Situation générale. — Malgré les énormes fatigues imposées par trois jours consécutifs de combats, et malgré les pertes subies, le moral des troupes est excellent et elles ne demandent qu’à combattre. Dans la journée d’avant-hier, le fait saillant a été la rencontre formidable des tirailleurs algériens et sénégalais avec la troupe réputée, la Garde prussienne. Sur cette troupe solide, nos soldats africains se sont jetés avec une inexprimable furie : la Garde a été éprouvée dans un combat qui dégénérait en corps à corps. L’oncle de l’Empereur (?), le général prince Adalbert, a été tué ; son corps a été transporté à Charleroi. Notre armée, calme et résolue, continuera aujourd’hui son magnifique effort ; elle sait le prix de cet effort ; elle combat pour la civilisation ; la France tout entière la suit des yeux, elle aussi calme et forte, et sachant que tous ses fils supportent seuls, pour le moment, avec l’héroïque armée belge qui, hier, a repris Malines, et la vigoureuse armée anglaise, le poids d’un combat sans précédent par l’acharnement réciproque et par la durée...

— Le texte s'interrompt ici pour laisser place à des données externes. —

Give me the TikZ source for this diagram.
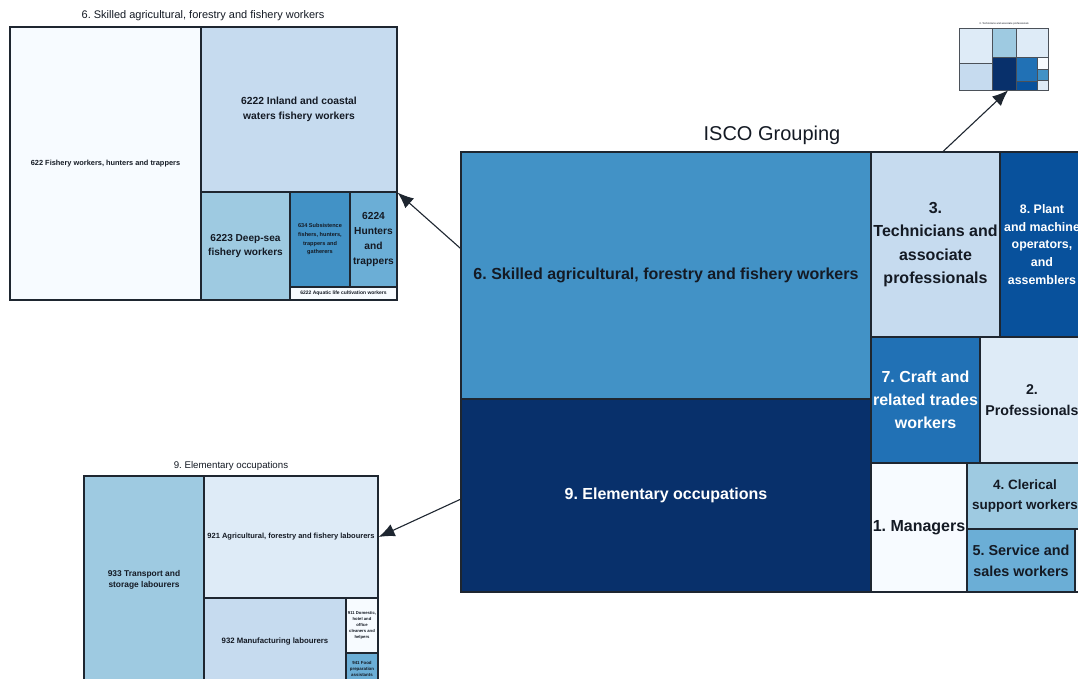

Voilà tout ce que l’on apprend au public. De beaux faits d’armes, des combats héroïques, une retraite vigoureuse, des troupes harassées dont le moral est excellent, la Belgique évacuée, le territoire national envahi.

Le sens réel des événemens n’apparait pas. Sous les formules péniblement emphatiques on devine une vérité cruelle. L’obscurité redouble l’angoisse. On sent planer un malheur, terrible et inavoué.

Peu à peu l’idée se répand d’une bataille mystérieuse où des choses imprévues et extraordinaires se sont produites. On l’étend, par la pensée, sur tout le front occidental, depuis Tournai jusqu’à Metz. Des masses énormes ont été engagées : une retraite inexplicable et inexpliquée s’en est suivie. De cette bataille terrible le public ne saisit ni les précisions tactiques ni le sens stratégique. Il se trouve, ainsi, anxieux et désorienté, au moment où la u manœuvre morale » allemande, pénétrant par les neutres, va produire sur lui ses redoutables effets.


En Allemagne. — Dans le camp allemand, après un moment d’hésitation, ce n’est qu’un cri : « Victoire ! »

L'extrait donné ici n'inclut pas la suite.